Cave of St. Sozomenos

 





After Saint Sozomenos lived as a hermit in the cave of Potamia, and was purified of his passions and perfected in virtues, and after he acquired healing powers from God and became a wonderworker, he left the world for his beloved Christ. The grave of the Saint is found today in the left area of the cave which he dug out himself.


In his cave exist murals that were painted between the eleventh and twelfth century, up to the beginning of the sixteenth century. In these murals, four scenes from the miracles of the Saint are presented. These miracles were made for Christians who asked for his help, perhaps while the Saint was still alive, or even after his death.


In the first scene, the Saint is presented outside a church with a bishop's staff in his left hand, while with his right hand he blesses those that came asking for his help. The scene is accompanied by the inscription "Saint Sozomenos healing the sick". In the other three scenes the Saint is depicted curing those who asked for his help, and the following inscriptions are accompanied in these scenes: "Saint Sozomenos curing those who have fever", "Saint Sozomenos makes the one who is in the ground stand up", "The sick woman drinks from the holy water of the Saint". Most of the murals were destroyed by fanatic Turks who especially destroyed the faces of Saints from disrespect and with much fury.
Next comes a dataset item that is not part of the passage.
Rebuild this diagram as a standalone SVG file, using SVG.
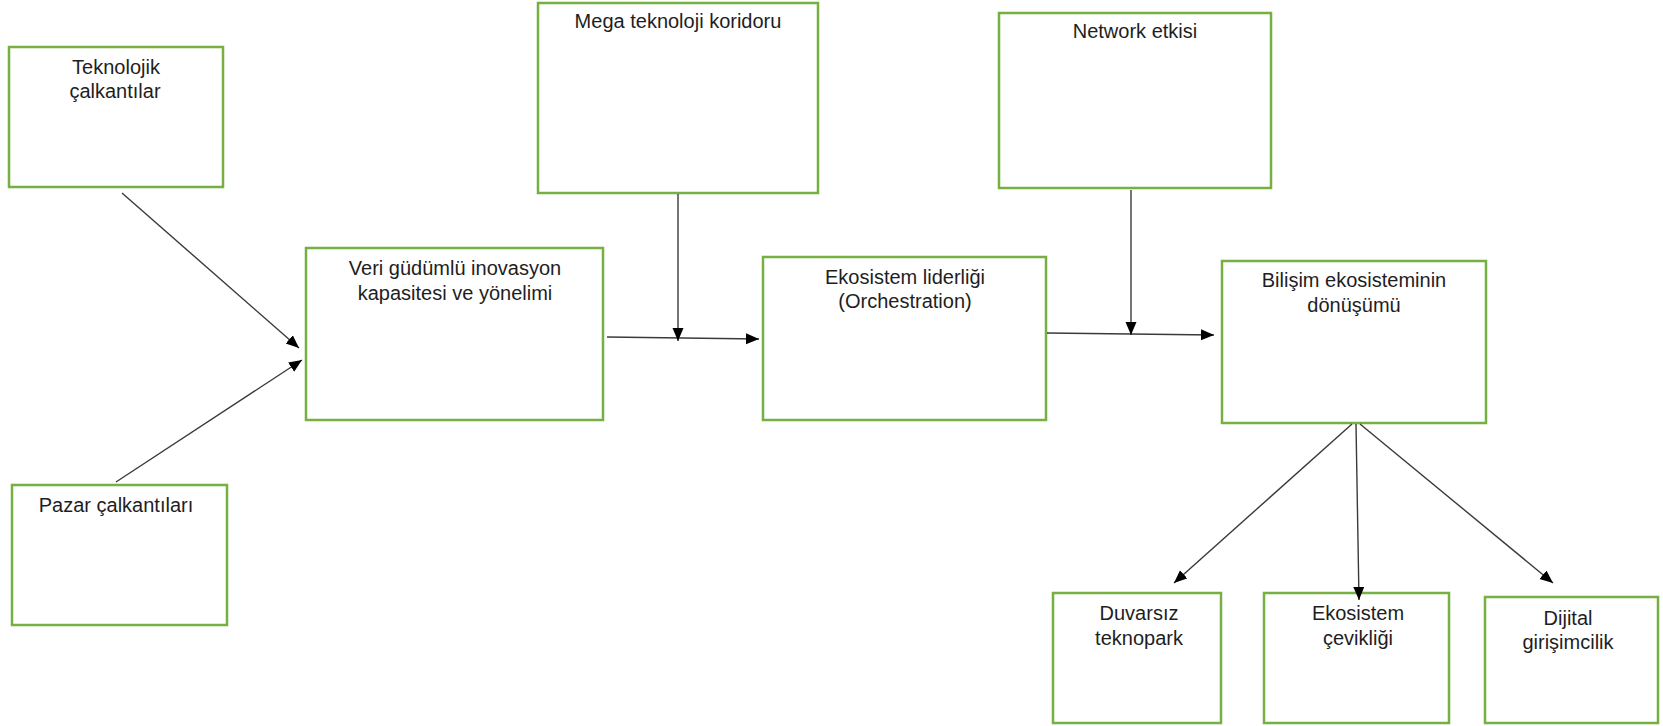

Holy relics of Saint Sozomenos survived up to the fifteenth century, because Machairas reports in his Chronicle that Patriarch Ignatios of Antioch came to Cyprus in 1340 for the purpose of confronting the plague of locusts. For this purpose he made a Cross and he put in it part of the True Cross and Divine Bread from Great Thursday and relics of 46 Saints, among these also a relic of Saint Sozomenos. Next to the village of Potamia, there is the abandoned village of Agios Sozomenos which took its name from the Saint. In this now abandoned village since 1964 due to conflicts with the Turks, there is a church dedicated to Saint Sozomenos.